Thursday, April 25, 2013

Karsavina




Tamara Karsavina (1885-1978) created the role of Stravinsky's Firebird for Sergei Diaghilev and his Ballets Russes in 1910, after Anna Pavlova turned the part down (disliking the modernist score). I had never heard of Karsavina until I came across the color lithograph above, which led me to investigate its subject. Her partner in the crumpled black-and-white Firebird photo immediately above (taken in 1911) was Michel Fokine (1880-1942), the ballet's choreographer as well as its male lead.


At bottom, Karsavina in a publicity shot with Vaslav Nijinsky (1889-1950) from Le Spectre de la Rose, another Ballets Russes premier (in 1911), also choreographed by Fokine.
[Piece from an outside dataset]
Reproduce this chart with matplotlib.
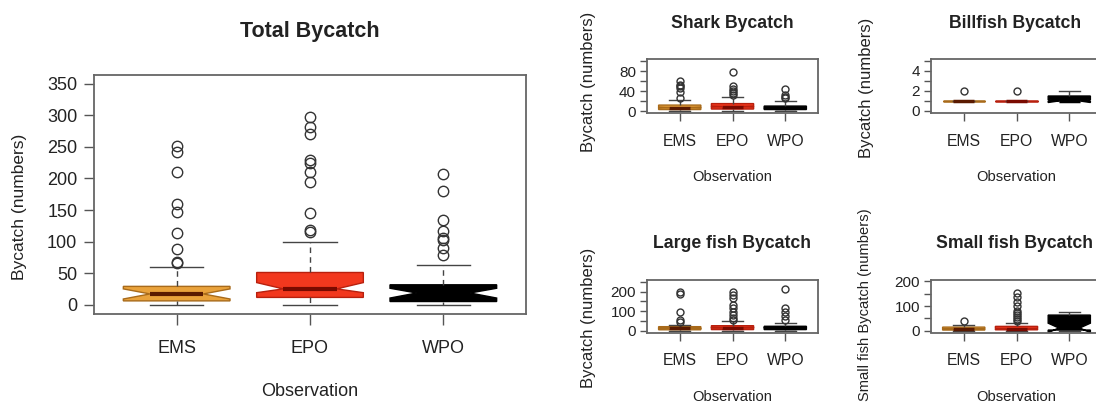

Skimming through Nijinsky's biography for the umpteenth time, I was struck anew by the fact that his career was so extraordinarily short, lasting from 1908 (when he was nineteen) only until 1916 (when mental illness brought his performing life to an end). Exactly a century ago he would have been at his brief, brief peak.

Karsavina lived to a ripe old age and became one of the most revered dance teachers in Europe. The great George Balanchine (1904-1983) often said in later years that one of his formative memories was watching her dance in Russia when he was a child.